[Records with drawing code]
-*-

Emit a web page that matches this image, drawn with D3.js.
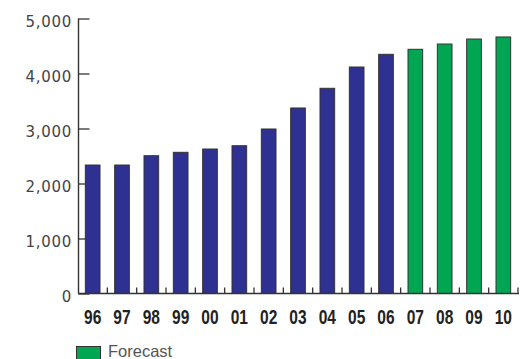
<!DOCTYPE html>
<html><head><meta charset="utf-8">
<script src="https://cdn.jsdelivr.net/npm/d3@7"></script>
<style>body{margin:0;background:#fff}svg{display:block}</style>
</head><body>
<svg id="c" width="524" height="359"></svg>
<script>
const years = ["96","97","98","99","00","01","02","03","04","05","06","07","08","09","10"];
const values = [2336,2336,2505,2567,2627,2687,2991,3373,3731,4118,4349,4440,4536,4627,4664];
const forecast = [false,false,false,false,false,false,false,false,false,false,false,true,true,true,true];
const yTicks = [0,1000,2000,3000,4000,5000];
const legendLabel = "Forecast";

const svg = d3.select("#c");
const x = d3.scaleBand().domain(years).range([78,518]).paddingInner(0.5).paddingOuter(0.25);
const y = d3.scaleLinear().domain([0,5000]).range([293.5,18.5]);
const blue = "#2e3192", green = "#00a651", ink = "#333";

// y axis
const ya = svg.append("g").attr("transform","translate(78.5,0)")
  .call(d3.axisRight(y).tickValues(yTicks).tickSize(11).tickFormat(""));
ya.select(".domain").remove();
ya.selectAll("line").attr("stroke",ink).attr("stroke-width",1.3);
svg.append("line").attr("x1",78.5).attr("x2",78.5).attr("y1",y(5000)).attr("y2",y(0))
  .attr("stroke",ink).attr("stroke-width",1.4);
svg.append("g").selectAll("text").data(yTicks).join("text")
  .attr("x",72).attr("y",d=>y(d)+8).attr("text-anchor","end")
  .attr("font-family","DejaVu Sans").attr("font-size",15).attr("letter-spacing",0.7)
  .attr("fill","#444").text(d=>d3.format(",")(d));

// bars
svg.append("g").selectAll("rect").data(years).join("rect")
  .attr("x",d=>x(d)).attr("width",x.bandwidth())
  .attr("y",(d,i)=>y(values[i])).attr("height",(d,i)=>y(0)-y(values[i]))
  .attr("fill",(d,i)=>forecast[i]?green:blue).attr("stroke",ink).attr("stroke-width",1);

// x axis
svg.append("line").attr("x1",78).attr("x2",519).attr("y1",293.5).attr("y2",293.5)
  .attr("stroke",ink).attr("stroke-width",1.4);
const step = x.step();
svg.append("g").selectAll("line").data(years).join("line")
  .attr("x1",d=>x(d)+x.bandwidth()+ (step - x.bandwidth())/2)
  .attr("x2",d=>x(d)+x.bandwidth()+ (step - x.bandwidth())/2)
  .attr("y1",293.5).attr("y2",287.5).attr("stroke",ink).attr("stroke-width",1.3);
svg.append("g").selectAll("text").data(years).join("text")
  .attr("transform",d=>`translate(${x(d)+x.bandwidth()/2},324) scale(0.74,1)`)
  .attr("text-anchor","middle")
  .attr("font-family","Liberation Sans").attr("font-weight","bold")
  .attr("font-size",21).attr("fill","#222").text(d=>d);

// legend
svg.append("rect").attr("x",76.5).attr("y",346.5).attr("width",24).attr("height",13)
  .attr("fill",green).attr("stroke",ink).attr("stroke-width",1);
svg.append("text").attr("x",108).attr("y",357).attr("font-family","Liberation Sans")
  .attr("font-size",16.5).attr("fill","#555").text(legendLabel);
</script>
</body></html>
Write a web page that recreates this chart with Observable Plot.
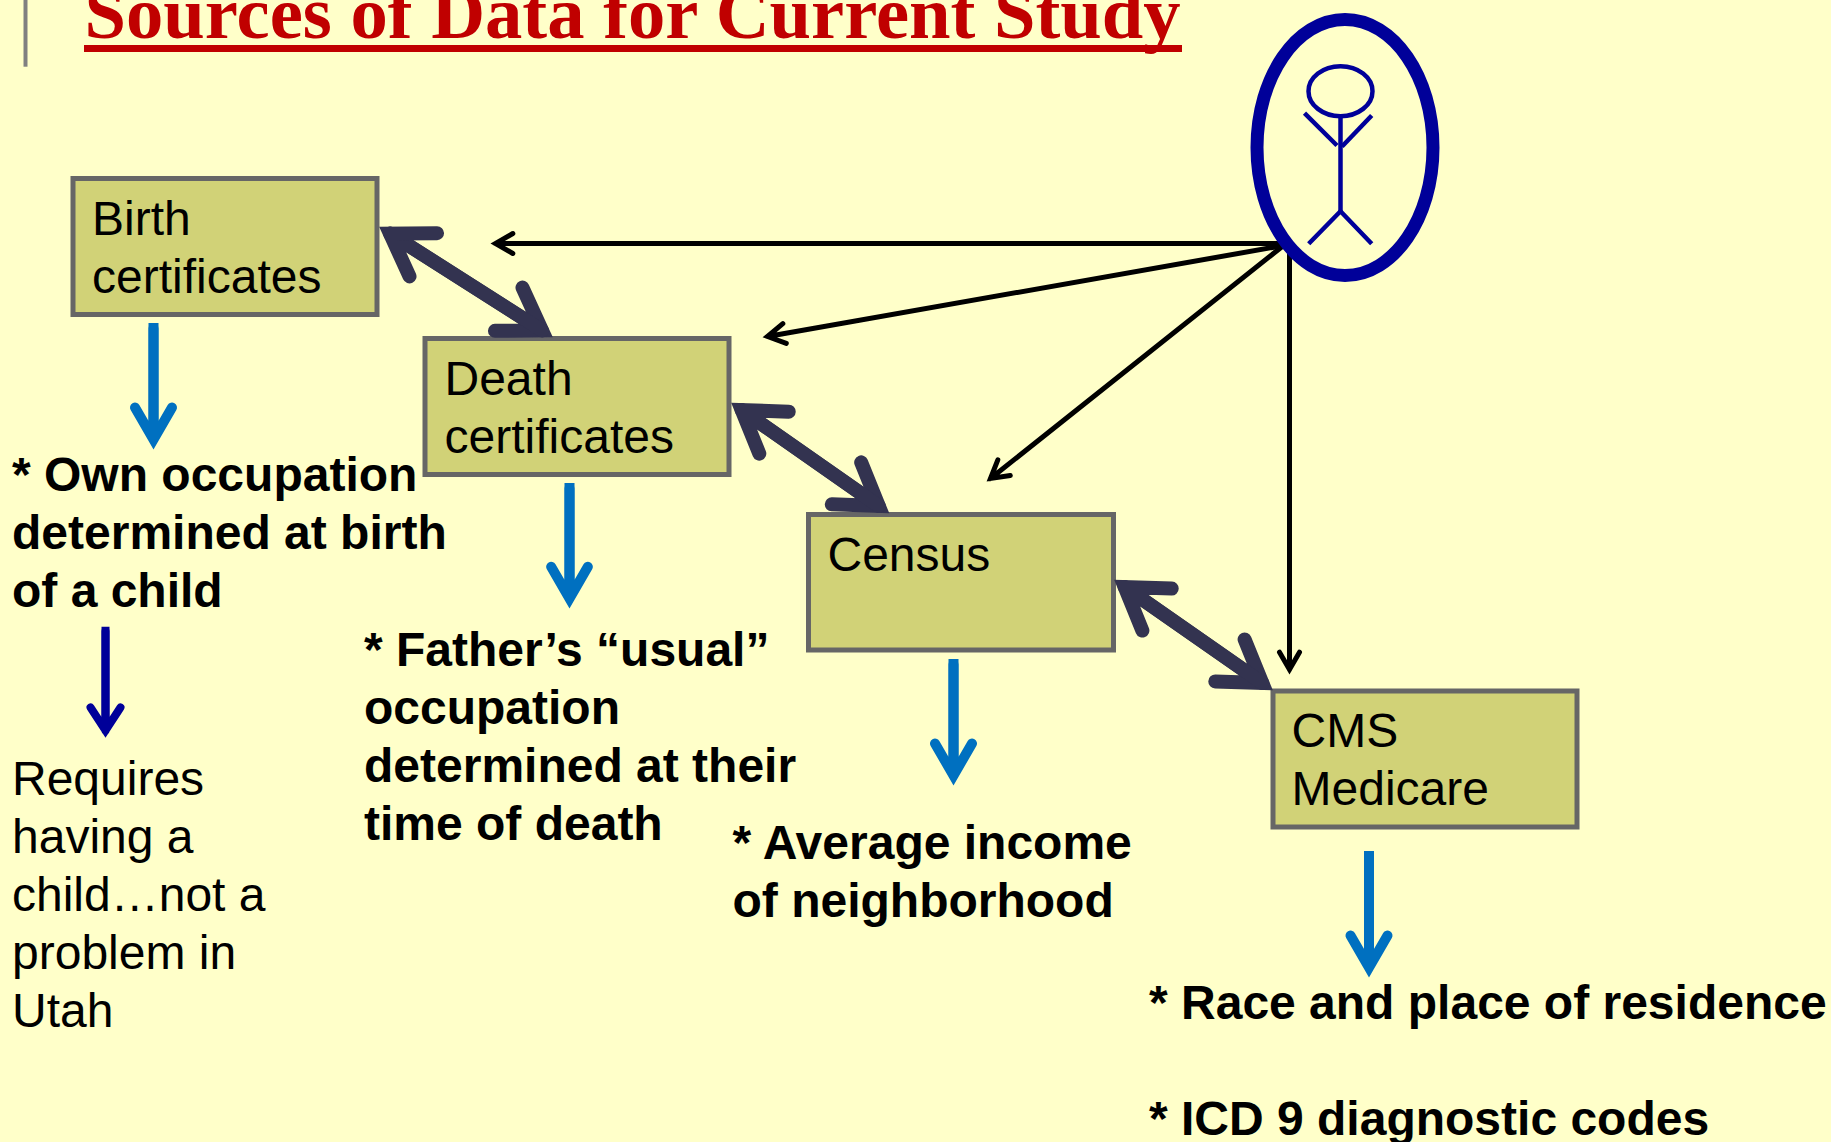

-*-

**To do:**
Output the entries above exactly. Drop the pictures.

**Exercise output:**
Emit a web page that matches this image, drawn with D3.js.
<!DOCTYPE html>
<html><head><meta charset="utf-8">
<script src="https://cdn.jsdelivr.net/npm/d3@7"></script>
<style>body{margin:0;background:#fff}svg{display:block}</style>
</head><body>
<svg id="c" width="524" height="359"></svg>
<script>
const years = ["96","97","98","99","00","01","02","03","04","05","06","07","08","09","10"];
const values = [2336,2336,2505,2567,2627,2687,2991,3373,3731,4118,4349,4440,4536,4627,4664];
const forecast = [false,false,false,false,false,false,false,false,false,false,false,true,true,true,true];
const yTicks = [0,1000,2000,3000,4000,5000];
const legendLabel = "Forecast";

const svg = d3.select("#c");
const x = d3.scaleBand().domain(years).range([78,518]).paddingInner(0.5).paddingOuter(0.25);
const y = d3.scaleLinear().domain([0,5000]).range([293.5,18.5]);
const blue = "#2e3192", green = "#00a651", ink = "#333";

// y axis
const ya = svg.append("g").attr("transform","translate(78.5,0)")
  .call(d3.axisRight(y).tickValues(yTicks).tickSize(11).tickFormat(""));
ya.select(".domain").remove();
ya.selectAll("line").attr("stroke",ink).attr("stroke-width",1.3);
svg.append("line").attr("x1",78.5).attr("x2",78.5).attr("y1",y(5000)).attr("y2",y(0))
  .attr("stroke",ink).attr("stroke-width",1.4);
svg.append("g").selectAll("text").data(yTicks).join("text")
  .attr("x",72).attr("y",d=>y(d)+8).attr("text-anchor","end")
  .attr("font-family","DejaVu Sans").attr("font-size",15).attr("letter-spacing",0.7)
  .attr("fill","#444").text(d=>d3.format(",")(d));

// bars
svg.append("g").selectAll("rect").data(years).join("rect")
  .attr("x",d=>x(d)).attr("width",x.bandwidth())
  .attr("y",(d,i)=>y(values[i])).attr("height",(d,i)=>y(0)-y(values[i]))
  .attr("fill",(d,i)=>forecast[i]?green:blue).attr("stroke",ink).attr("stroke-width",1);

// x axis
svg.append("line").attr("x1",78).attr("x2",519).attr("y1",293.5).attr("y2",293.5)
  .attr("stroke",ink).attr("stroke-width",1.4);
const step = x.step();
svg.append("g").selectAll("line").data(years).join("line")
  .attr("x1",d=>x(d)+x.bandwidth()+ (step - x.bandwidth())/2)
  .attr("x2",d=>x(d)+x.bandwidth()+ (step - x.bandwidth())/2)
  .attr("y1",293.5).attr("y2",287.5).attr("stroke",ink).attr("stroke-width",1.3);
svg.append("g").selectAll("text").data(years).join("text")
  .attr("transform",d=>`translate(${x(d)+x.bandwidth()/2},324) scale(0.74,1)`)
  .attr("text-anchor","middle")
  .attr("font-family","Liberation Sans").attr("font-weight","bold")
  .attr("font-size",21).attr("fill","#222").text(d=>d);

// legend
svg.append("rect").attr("x",76.5).attr("y",346.5).attr("width",24).attr("height",13)
  .attr("fill",green).attr("stroke",ink).attr("stroke-width",1);
svg.append("text").attr("x",108).attr("y",357).attr("font-family","Liberation Sans")
  .attr("font-size",16.5).attr("fill","#555").text(legendLabel);
</script>
</body></html>
Write a web page that recreates this chart with Observable Plot.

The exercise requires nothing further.